PAV-866 derivatives act directly on viral particles to decrease infectivity. A) Concentrated VACV-LUC (equivalent to 3 MOI) was incubated in the presence (Condition 1) or absence (Condition 2) of concentrated PAV-164 or PAV-174 in a small volume at 37 °C for 1h. Both groups were diluted 75-fold, and compounds were added to the virus-only tubes resulting in two treatments (final concentrations 5 μM and 0.05 μM) for each compound in each condition. Both conditions included virus-only controls. The diluted virus-compound mixtures were added to cells for 1 h at 4 °C to allow viral adsorption. After removing the inoculum and washing, cells were incubated at 37 °C until harvest. Each treatment was tested in triplicate. B) Virus entry measured by luciferase assay. Bars represent the mean±SEM percent RLU of compound treatments with respect to virus only. C) Virus yield determined by plaque assay. Values plotted represent the mean±SEM percent virus yield of compound treatments with respect to virus only. For both B and C, black and gray bars represent Conditions 1 and 2 respectively.

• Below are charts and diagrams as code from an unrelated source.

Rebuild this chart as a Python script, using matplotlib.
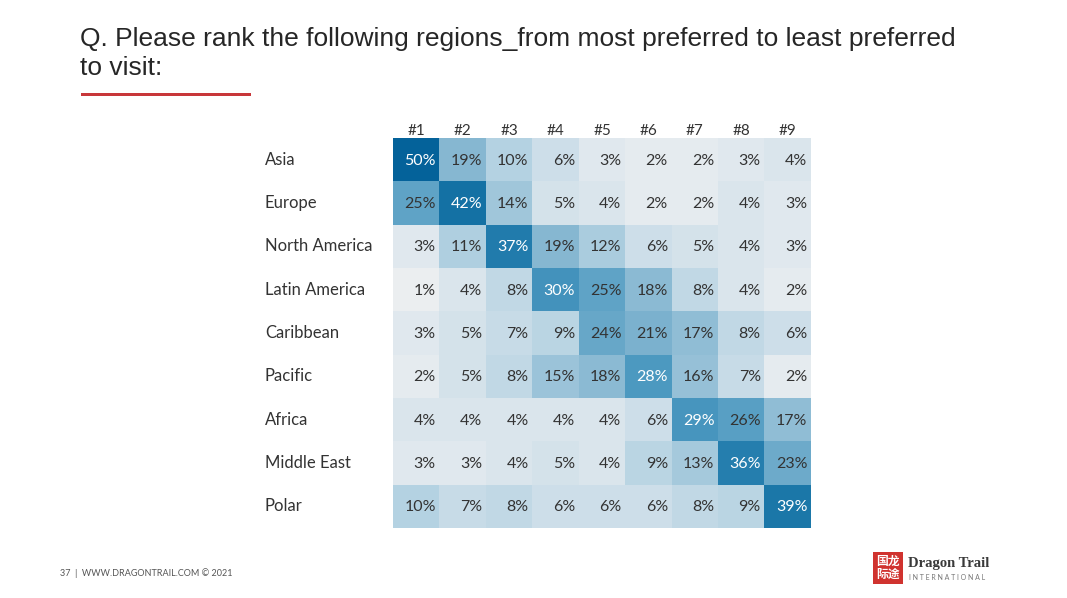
import numpy as np
import matplotlib.pyplot as plt
from matplotlib.colors import LinearSegmentedColormap
from matplotlib.patches import Rectangle

regiones = ["Asia", "Europe", "North America", "Latin America", "Caribbean",
            "Pacific", "Africa", "Middle East", "Polar"]
rangos = ["#1", "#2", "#3", "#4", "#5", "#6", "#7", "#8", "#9"]

asia = [50, 19, 10, 6, 3, 2, 2, 3, 4]
europe = [25, 42, 14, 5, 4, 2, 2, 4, 3]
north_america = [3, 11, 37, 19, 12, 6, 5, 4, 3]
latin_america = [1, 4, 8, 30, 25, 18, 8, 4, 2]
caribbean = [3, 5, 7, 9, 24, 21, 17, 8, 6]
pacific = [2, 5, 8, 15, 18, 28, 16, 7, 2]
africa = [4, 4, 4, 4, 4, 6, 29, 26, 17]
middle_east = [3, 3, 4, 5, 4, 9, 13, 36, 23]
polar = [10, 7, 8, 6, 6, 6, 8, 9, 39]

valores = np.array([asia, europe, north_america, latin_america, caribbean,
                    pacific, africa, middle_east, polar])

W, H = 1067, 598
fig = plt.figure(figsize=(W / 100, H / 100), dpi=100)
fig.patch.set_facecolor("white")

# titulo
fig.text(80 / W, 1 - 39 / H, "Q. Please rank the following regions_from most preferred to least preferred",
         fontsize=19, family="Liberation Sans", color="#262626", va="center", ha="left")
fig.text(80 / W, 1 - 68 / H, "to visit:",
         fontsize=19, family="Liberation Sans", color="#262626", va="center", ha="left")
fig.add_artist(Rectangle((81 / W, 1 - 96 / H), 170 / W, 3 / H, transform=fig.transFigure,
                         color="#c8373a", lw=0))

# mapa de calor
cmap = LinearSegmentedColormap.from_list("azul", [
    (0.00, "#f1f1f1"), (0.06, "#e0e8ee"), (0.20, "#b4d2e2"),
    (0.40, "#82b5d0"), (0.55, "#4f9bc2"), (0.75, "#1f7aab"), (1.00, "#04629a")])

ax = fig.add_axes([393 / W, 1 - 528 / H, (811 - 393) / W, (528 - 138) / H])
ax.imshow(valores, cmap=cmap, vmin=0, vmax=50, aspect="auto")
ax.set_xticks([])
ax.set_yticks([])
for s in ax.spines.values():
    s.set_visible(False)

fuente = "Lato"
for i in range(len(regiones)):
    for j in range(len(rangos)):
        v = valores[i, j]
        color = "white" if v >= 27 else "#333333"
        ax.text(j + 0.42, i + 0.02, f"{v}%", ha="right", va="center", fontsize=11.5,
                color=color, family=fuente)
    ax.text(-3.26, i, regiones[i], ha="left", va="center", fontsize=12,
            color="#333333", family=fuente)

for j, r in enumerate(rangos):
    ax.text(j, -0.67, r, ha="center", va="center", fontsize=11, color="#333333", family=fuente)

# pie de pagina
fig.text(60 / W, 1 - 573 / H, "37  |  WWW.DRAGONTRAIL.COM © 2021", fontsize=6.5,
         color="#555555", family=fuente, va="center")

fig.add_artist(Rectangle((873 / W, 1 - 584 / H), 30 / W, 32 / H, transform=fig.transFigure,
                         color="#d0332f", lw=0))
fig.text(888 / W, 1 - 568 / H, "国龙\n际途", fontsize=8.5, color="white",
         family=["Noto Sans CJK SC", "DejaVu Sans"], ha="center", va="center",
         linespacing=1.0, weight="bold")
fig.text(908 / W, 1 - 563 / H, "Dragon Trail", fontsize=10.5, color="#3a3a3a",
         family="Liberation Serif", weight="bold", va="center")
fig.text(909 / W, 1 - 577 / H, "I N T E R N A T I O N A L", fontsize=5, color="#777777",
         family=fuente, va="center")

fig.savefig("out.png", dpi=100, facecolor="white")
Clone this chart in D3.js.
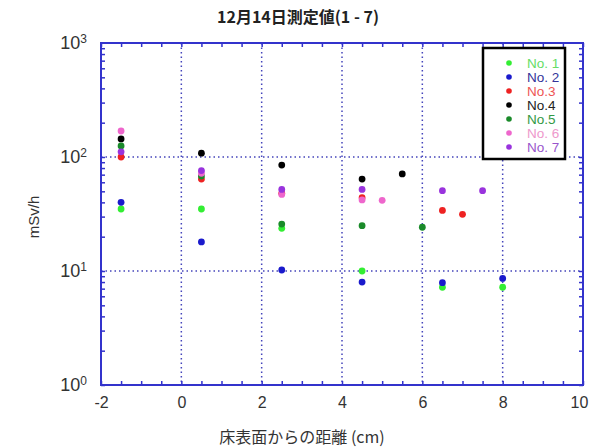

Statistical significance determined using the Holm-Sidak method, with alpha = 5.000%. Asterisks indicate p values < 0.05.

Fig. 4

Pre-treatment of cells with PAV-866 derivative can block VACV infection. (A) Schematic representation of the three treatment conditions tested. The incubation of cells with virus for 1 h at RT represents the viral adsorption step, and compounds (2 μM) were added at different time points pre and post adsorption as illustrated. (B) Virus yield (pfu/mL) at 24 h for all three treatments measured by plaque assay. The red line represents the input virus titer determined based upon AraC treatment titers from Condition 3. Bars represent average of two or more replicates±SEM.

Fig. 5

Reduced virus binding and membrane fusion of VACV in presence of PAV-866 derivative. (A) Percent YFP⁺ cells in the presence or absence of compound PAV-164 quantified by flow cytometry. Bars colored based upon treatment group: virus only (gray) and PAV-164 (orange). Values represent the average of two replicates±SEM. Statistical significance measured using one-way ANOVA and post-hoc Dunnet's multiple comparisons test. P values indicated within graph: * = p < 0.05, ** = p < 0.005 and ns = not significant. (B) Fusion of viral and cell membranes in the presence or absence of compound PAV-164 evaluated by flow cytometry-based detection of DiO⁺ cells. Histogram plots showing overlay of DiO intensity peaks in the presence (orange) and absence (gray) of three different concentrations of PAV-164. Peaks normalized to mode (y-axis), and the x-axis represents the intensity of DiO staining.

Fig. 6

PAV-866 derivative exhibits broad OPXV antiviral activity. HeLa cells were infected with four different OPXVs: VACV, CPXV, MPXV and Akhmeta virus for 24 h in the absence and presence of compound PAV-164. Virus yields (pfu/mL) determined by plaque assay. Bars represent the mean of three replicates±SEM.